Barbara Roper, director of investor protection at the Consumer Federation of American and a leading advocate for DOL's rule, said the prospect of a legal challenge to the rule from industry was expected.
"Firms that have profited handsomely under the current system find it (the rule) threatening," Roper said in a statement. "Despite their oft-professed concern for low and middle income savers, it is those billions in excess profits that this lawsuit is intended to protect."
Dale Brown, president of the Financial Services Institute, addressed Roper's and other industry critics who have claimed the fight to stop the rule was only about protecting revenues from conflicted advice.
"Contrary to what supporters of the rule will claim, this legal challenge is solely about ensuring the rules governing retirement advice work for all retirement investors. This rule does not pass that test," Brown said in a press call.
"As we have said since day one, there is no compelling evidence this rule is necessary to achieve a uniform fiduciary standard, and DOL's own analysis fails to make the case," he added.
The long way forward to the Supreme Court?
Seth Safra, a partner in the employer benefits practice at Proskauer Rose, thinks both sides of this case have sound legal merit.
No one is expecting a quick legal resolution, he said.
"I would not be surprised if more than one suit against DOL emerges," Safra told BenefitsPro. "That raises the potential for a circuit split when decisions in the lower court are appealed."
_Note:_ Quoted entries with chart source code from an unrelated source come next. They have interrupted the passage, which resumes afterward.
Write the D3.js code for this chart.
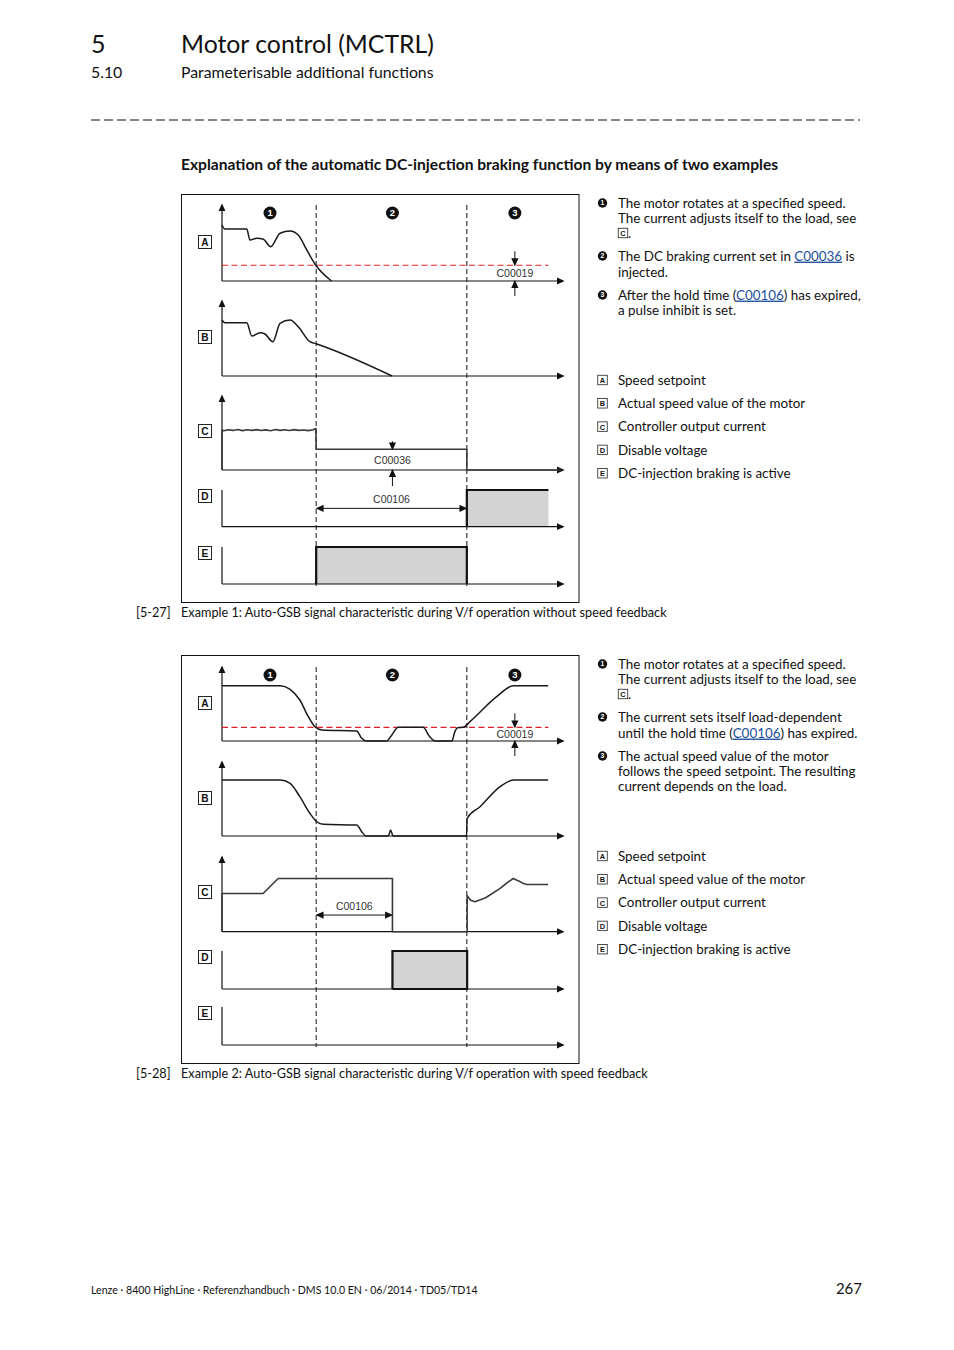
<!DOCTYPE html>
<html><head><meta charset="utf-8">
<script src="https://cdn.jsdelivr.net/npm/d3@7"></script>
<style>
html,body{margin:0;padding:0;background:#fff;}
svg{display:block;}
.body{font-family:Lato,"Noto Sans",sans-serif;fill:#111;}
.dia{font-family:"Liberation Sans",Arial,sans-serif;}
</style></head>
<body>
<script>
// ---------------- DATA ----------------
const timeDomain = [0, 108];            // time units of the diagram x axis
const phaseBounds = [30, 78];           // dashed phase boundaries
const phaseMarkers = [15.3, 54.3, 93.3];// positions of ❶ ❷ ❸
const phaseLabels = ["1", "2", "3"];
const panelLetters = ["A", "B", "C", "D", "E"];

// Example 1
const ex1SpeedSetpoint = [[0,73.7],[0.9,68.4],[7.9,68.4],[8.9,53.9],[11.1,56.2],[13.2,54.9],[15.5,45.1],[18.5,62.8],[21.7,65.8],[24.3,60.5],[27.0,40.8],[29.6,22.4],[34.9,0]];
const ex1Threshold = 20.7;
const ex1ActualSpeed = [[0,74.7],[0.9,71.1],[7.9,71.1],[9.5,53.3],[12.1,57.7],[13.7,56],[16.2,45.7],[18.5,70.3],[21.7,74.7],[24.3,65.7],[28.0,45.7],[30.2,42.7],[54.2,0]];
const ex1Current = [[0,0],[0,54],[0.6,53],[2,54.5],[3.5,53.5],[5,54.8],[6.5,53.2],[8,54.3],[9.5,53.6],[11,54.6],[12.5,53.4],[14,54.2],[15.5,53.1],[17,54.7],[18.5,53.5],[20,54.4],[21.5,53.3],[23,54.6],[24.5,53.6],[26,54.1],[27.5,53.2],[29,54.5],[29.9,56],[30,28],[78,28],[78,0],[108,0]];
const ex1DisableVoltage = [[78,0],[78,100],[104,100]];
const ex1DcBraking = [[30,0],[30,100],[78,100],[78,0]];
const ex1Annot = {c00019: 93.3, c00036: 54.3, c00106: [30, 78]};

// Example 2
const ex2SpeedSetpoint = [[0,74.7],[18.5,74.7],[21.7,69.9],[24.8,55.4],[27.5,32.8],[29.6,19.3],[31.8,14.9],[42.9,13.5],[44.5,3.6],[45.9,0],[52.5,0],[53.7,5.8],[56.2,18.5],[64.1,18.5],[66.0,6.8],[67.9,0],[73.2,0],[74.2,12.6],[75.0,18],[76.9,18.5],[79.0,26.1],[87.5,59.9],[92.8,74.7],[103.9,74.7]];
const ex2Threshold = 18.5;
const ex2ActualSpeed = [[0,75.7],[18.5,75.7],[21.7,71.2],[24.8,53.1],[28.0,30.7],[30.2,19.3],[32.3,15.8],[42.9,14.9],[44.5,5.8],[45.9,0],[53.0,0],[53.7,8.1],[54.5,0],[77.9,0],[78.1,23.9],[82.2,39.6],[88.6,66.6],[92.8,75.7],[103.9,75.7]];
const ex2Current = [[0,0],[0,51.2],[13.1,51.2],[17.9,71.2],[54.3,71.2],[54.3,0],[78.1,0],[78.1,48],[79.2,42],[80.6,40],[84,45.5],[88.6,57.9],[91,66],[92.8,71.2],[94.5,68],[96,64.5],[97.1,63.2],[103.9,63.2]];
const ex2DisableVoltage = [[54.3,0],[54.3,100],[78.1,100],[78.1,0],[54.3,0]];
const ex2DcBraking = [];
const ex2Annot = {c00019: 93.3, c00106: [30, 54.3]};

const legendItems = ["Speed setpoint","Actual speed value of the motor","Controller output current","Disable voltage","DC-injection braking is active"];

// ---------------- DRAW ----------------
const W = 954, H = 1350;
const svg = d3.select("body").append("svg").attr("width", W).attr("height", H);
const defs = svg.append("defs");
function marker(id, color){
  defs.append("marker").attr("id", id).attr("viewBox","0 0 10 10")
    .attr("refX", 8).attr("refY", 5).attr("markerWidth", 8).attr("markerHeight", 8)
    .attr("markerUnits","userSpaceOnUse").attr("orient","auto-start-reverse")
    .append("path").attr("d","M0,0.5 L10,5 L0,9.5 Z").attr("fill", color);
}
marker("arr", "#111");

const x = d3.scaleLinear().domain(timeDomain).range([222, 561]);

// Header
const body = svg.append("g").attr("class","body");
body.append("text").attr("x",91).attr("y",53).attr("font-size",25).text("5");
body.append("text").attr("x",181).attr("y",53).attr("font-size",24.8).text("Motor control (MCTRL)");
body.append("text").attr("x",91).attr("y",77.5).attr("font-size",15.8).text("5.10");
body.append("text").attr("x",181).attr("y",77.5).attr("font-size",15.8).text("Parameterisable additional functions");
body.append("line").attr("x1",91).attr("x2",860).attr("y1",120).attr("y2",120)
  .attr("stroke","#111").attr("stroke-width",1.2).attr("stroke-dasharray","9,4");
body.append("text").attr("x",181).attr("y",169.5).attr("font-size",15.6).attr("font-weight","bold")
  .text("Explanation of the automatic DC-injection braking function by means of two examples");

function letterBox(g, cx, cy, L, size){
  g.append("rect").attr("x",cx-size/2).attr("y",cy-size/2).attr("width",size).attr("height",size)
    .attr("fill","#fff").attr("stroke","#222").attr("stroke-width",size>10?1:0.8);
  g.append("text").attr("class","dia").attr("x",cx).attr("y",cy+size*0.33).attr("text-anchor","middle")
    .attr("font-size",size*0.78).attr("font-weight","bold").attr("fill","#111").text(L);
}
function numCircle(g, cx, cy, r, n){
  g.append("circle").attr("cx",cx).attr("cy",cy).attr("r",r).attr("fill","#111");
  g.append("text").attr("class","dia").attr("x",cx).attr("y",cy+r*0.5).attr("text-anchor","middle")
    .attr("font-size",r*1.45).attr("font-weight","bold").attr("fill","#fff").text(n);
}

function diagram(cfg){
  const g = svg.append("g");
  g.append("rect").attr("x",181.5).attr("y",cfg.top+0.5).attr("width",397.5).attr("height",408)
    .attr("fill","none").attr("stroke","#111").attr("stroke-width",1);
  const ys = cfg.panels.map(p => d3.scaleLinear().domain([0,100]).range([p.base, p.top]));
  // phase dashed lines
  g.selectAll(".phase").data(phaseBounds).join("line")
    .attr("x1",d=>x(d)).attr("x2",d=>x(d)).attr("y1",cfg.panels[0].top).attr("y2",cfg.panels[4].base+2)
    .attr("stroke","#111").attr("stroke-width",1).attr("stroke-dasharray","5,3");
  // phase markers
  phaseMarkers.forEach((t,i)=>numCircle(g, x(t), cfg.panels[0].top+8, 6.5, phaseLabels[i]));
  // fills
  [cfg.disable, cfg.braking].forEach((d,k)=>{
    if(!d.length) return;
    const y = ys[3+k];
    g.append("path").datum(d).attr("d", d3.area().x(p=>x(p[0])).y0(y(0)).y1(p=>y(p[1]))).attr("fill","#d3d3d3");
    g.append("path").datum(d).attr("d", d3.line().x(p=>x(p[0])).y(p=>y(p[1]))).attr("fill","none")
      .attr("stroke","#111").attr("stroke-width",2.2);
  });
  // axes
  cfg.panels.forEach((p,i)=>{
    const xa = g.append("g").attr("transform",`translate(0,${p.base})`)
      .call(d3.axisBottom(x).ticks(0).tickSizeOuter(0));
    xa.select(".domain").attr("stroke","#111").attr("stroke-width",1.2).attr("marker-end","url(#arr)")
      .attr("d",`M${x(timeDomain[0])},0H${x(timeDomain[1])+2}`);
    const ya = g.append("g").attr("transform",`translate(${x(0)},0)`)
      .call(d3.axisLeft(ys[i]).ticks(0).tickSizeOuter(0));
    ya.select(".domain").attr("stroke","#111").attr("stroke-width",1.2)
      .attr("d",`M0,${p.base}V${p.top}`);
    if(p.arrow) ya.select(".domain").attr("marker-end","url(#arr)");
    letterBox(g, 205, p.label, panelLetters[i], 13);
  });
  // threshold
  g.append("line").attr("x1",x(0)).attr("x2",x(104)).attr("y1",ys[0](cfg.threshold)).attr("y2",ys[0](cfg.threshold))
    .attr("stroke","#e0202a").attr("stroke-width",1.2).attr("stroke-dasharray","6,3.5");
  // curves
  function curve(data, y, col, sw, lin){
    const l = d3.line().x(p=>x(p[0])).y(p=>y(p[1])).curve(lin?d3.curveLinear:d3.curveMonotoneX);
    g.append("path").datum(data).attr("d",l).attr("fill","none").attr("stroke",col).attr("stroke-width",sw)
      .attr("stroke-linejoin","round");
  }
  curve(cfg.speed, ys[0], "#1a1a1a", 1.5, false);
  curve(cfg.actual, ys[1], "#1a1a1a", 1.5, false);
  curve(cfg.current, ys[2], "#3a3a3a", 1.6, true);
  // C00019 annotation
  const ta = x(cfg.annot.c00019);
  g.append("line").attr("x1",ta).attr("x2",ta).attr("y1",ys[0](cfg.threshold)-14).attr("y2",ys[0](cfg.threshold)-0.5)
    .attr("stroke","#111").attr("stroke-width",1).attr("marker-end","url(#arr)");
  g.append("line").attr("x1",ta).attr("x2",ta).attr("y1",ys[0](0)+15).attr("y2",ys[0](0)+0.5)
    .attr("stroke","#111").attr("stroke-width",1).attr("marker-end","url(#arr)");
  g.append("text").attr("class","dia").attr("x",ta).attr("y",(ys[0](cfg.threshold)+ys[0](0))/2+4)
    .attr("text-anchor","middle").attr("font-size",10.5).attr("fill","#333").text("C00019");
  if(cfg.annot.c00036 !== undefined){
    const tc = x(cfg.annot.c00036);
    g.append("line").attr("x1",tc).attr("x2",tc).attr("y1",ys[2](28)-8).attr("y2",ys[2](28)-0.5)
      .attr("stroke","#111").attr("stroke-width",1).attr("marker-end","url(#arr)");
    g.append("line").attr("x1",tc).attr("x2",tc).attr("y1",ys[2](0)+16).attr("y2",ys[2](0)+0.5)
      .attr("stroke","#111").attr("stroke-width",1).attr("marker-end","url(#arr)");
    g.append("text").attr("class","dia").attr("x",tc).attr("y",(ys[2](28)+ys[2](0))/2+4)
      .attr("text-anchor","middle").attr("font-size",10.5).attr("fill","#333").text("C00036");
  }
  const [h0,h1] = cfg.annot.c00106;
  const hy = ys[cfg.holdPanel](cfg.holdLevel);
  g.append("line").attr("x1",x(h0)+1).attr("x2",x(h1)-1).attr("y1",hy).attr("y2",hy)
    .attr("stroke","#111").attr("stroke-width",1).attr("marker-end","url(#arr)").attr("marker-start","url(#arr)");
  g.append("text").attr("class","dia").attr("x",(x(h0)+x(h1))/2).attr("y",hy-5)
    .attr("text-anchor","middle").attr("font-size",10.5).attr("fill","#333").text("C00106");
}

diagram({top:194, threshold:ex1Threshold,
  panels:[{base:281,top:205,arrow:true,label:242},{base:376,top:301,arrow:true,label:337},{base:470,top:396,arrow:true,label:431},{base:526.7,top:490,arrow:false,label:496},{base:584,top:547,arrow:false,label:553}],
  speed:ex1SpeedSetpoint, actual:ex1ActualSpeed, current:ex1Current, disable:ex1DisableVoltage, braking:ex1DcBraking,
  annot:ex1Annot, holdPanel:3, holdLevel:50});
diagram({top:655, threshold:ex2Threshold,
  panels:[{base:741,top:667,arrow:true,label:703},{base:836,top:762,arrow:true,label:798},{base:931.7,top:857,arrow:true,label:892},{base:989,top:951,arrow:false,label:957},{base:1045,top:1007,arrow:false,label:1013}],
  speed:ex2SpeedSetpoint, actual:ex2ActualSpeed, current:ex2Current, disable:ex2DisableVoltage, braking:ex2DcBraking,
  annot:ex2Annot, holdPanel:2, holdLevel:22.3});

// Right-side texts
const FS = 13.4, LINK = "#1d4f9e";
function textLine(cy, parts){
  const t = body.append("text").attr("x",618).attr("y",cy+4.6).attr("font-size",FS);
  parts.forEach(p=>{
    if(typeof p === "string") t.append("tspan").text(p);
    else t.append("tspan").attr("fill",LINK).attr("text-decoration","underline").text(p.link);
  });
  return t;
}
function bulletBlock(items){
  items.forEach(it=>{
    numCircle(body, 602.5, it.lines[0][0], 4.7, it.n);
    it.lines.forEach(([cy, parts])=>{
      if(parts === "BOX"){ letterBox(body, 623, cy, "C", 9.5); body.append("text").attr("x",628).attr("y",cy+4.6).attr("font-size",FS).text("."); }
      else textLine(cy, parts);
    });
  });
}
bulletBlock([
  {n:"1", lines:[[203,["The motor rotates at a specified speed."]],[218,["The current adjusts itself to the load, see"]],[233,"BOX"]]},
  {n:"2", lines:[[256,["The DC braking current set in ",{link:"C00036"}," is"]],[272,["injected."]]]},
  {n:"3", lines:[[295,["After the hold time (",{link:"C00106"},") has expired,"]],[310,["a pulse inhibit is set."]]]}
]);
bulletBlock([
  {n:"1", lines:[[664,["The motor rotates at a specified speed."]],[679,["The current adjusts itself to the load, see"]],[694,"BOX"]]},
  {n:"2", lines:[[717,["The current sets itself load-dependent"]],[733,["until the hold time (",{link:"C00106"},") has expired."]]]},
  {n:"3", lines:[[756,["The actual speed value of the motor"]],[771,["follows the speed setpoint. The resulting"]],[786,["current depends on the load."]]]}
]);
function legend(y0){
  legendItems.forEach((s,i)=>{
    const cy = y0 + i*23.3;
    letterBox(body, 602.5, cy, panelLetters[i], 9.5);
    textLine(cy, [s]);
  });
}
legend(380);
legend(856);

// captions
[[613,"[5-27]","Example 1: Auto-GSB signal characteristic during V/f operation without speed feedback"],
 [1074,"[5-28]","Example 2: Auto-GSB signal characteristic during V/f operation with speed feedback"]].forEach(([cy,a,b])=>{
  body.append("text").attr("x",136).attr("y",cy+4.4).attr("font-size",12.7).text(a);
  body.append("text").attr("x",181).attr("y",cy+4.4).attr("font-size",12.7).text(b);
});

// footer
body.append("text").attr("x",91).attr("y",1294).attr("font-size",10.6).text("Lenze · 8400 HighLine · Referenzhandbuch · DMS 10.0 EN · 06/2014 · TD05/TD14");
body.append("text").attr("x",862).attr("y",1294).attr("font-size",15).attr("text-anchor","end").text("267");
</script>
</body></html>
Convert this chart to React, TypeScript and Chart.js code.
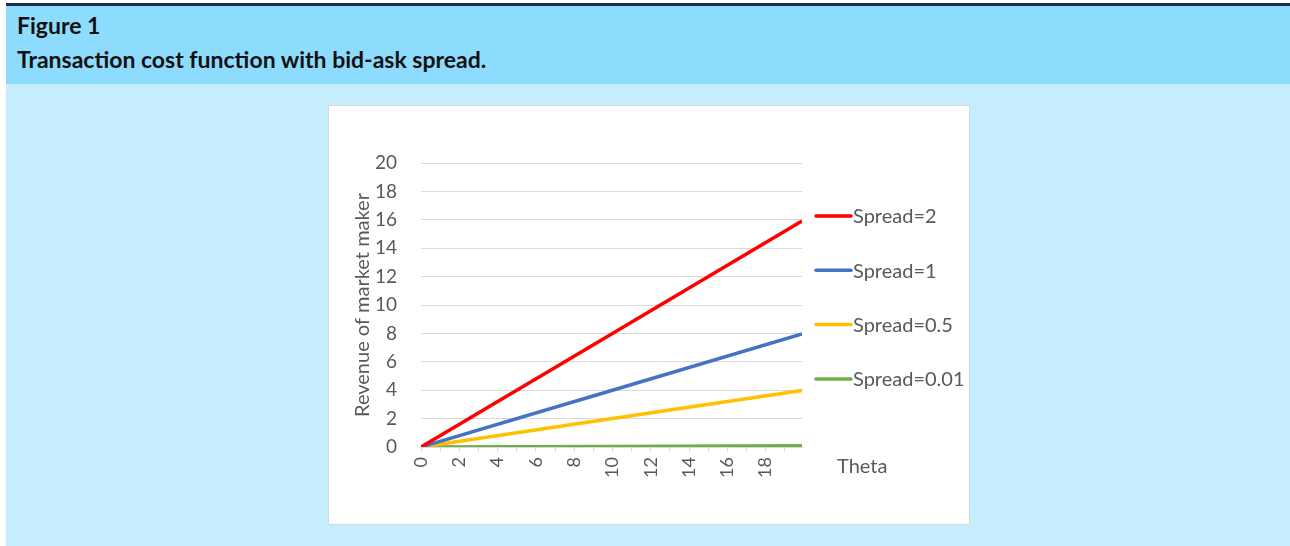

And a potential circuit split among appellate courts could be a deciding factor in a Supreme Court decision to ultimately hear the case.
Safra, like other ERISA experts, is not willing to handicap how lower courts will decide. "Both sides have presented serious arguments," he said.
The 5th Circuit
Joining the U.S. Chamber of Commerce and industry groups as plaintiffs are three Texas Chamber of Commerce affiliates and the Texas Association of Business. Court papers say the Northern District of Texas court is the proper venue, given the local interests of the Texas-based plaintiffs.
That court resides in the 5th Circuit Court of Appeals, which has long had a business-friendly reputation: Republican presidents appointed 10 of the 15 active judges that make up the Circuit.
As a legal outcome is likely to involve several years of litigation, one strategy plaintiffs could deploy is to seek an injunction of the rule's implementation before an ultimate decision is rendered in the case.
In the complaint filed today, plaintiffs' attorneys argue that regulators rushed finalization of the rule, echoing industry complaints throughout the rulemaking process that President Obama's administration was rushing to finalize a rule by the end of his final term.
Between the close of the comment period and date the rule was finalized, DOL allowed itself only 200 days to review and respond to the thousands of comments from stakeholders.
"By contrast, in other recent rulemakings under ERISA, the DOL has often taken a year or two to review comments — even when those comments ranged in number between 50 and 100," court papers said.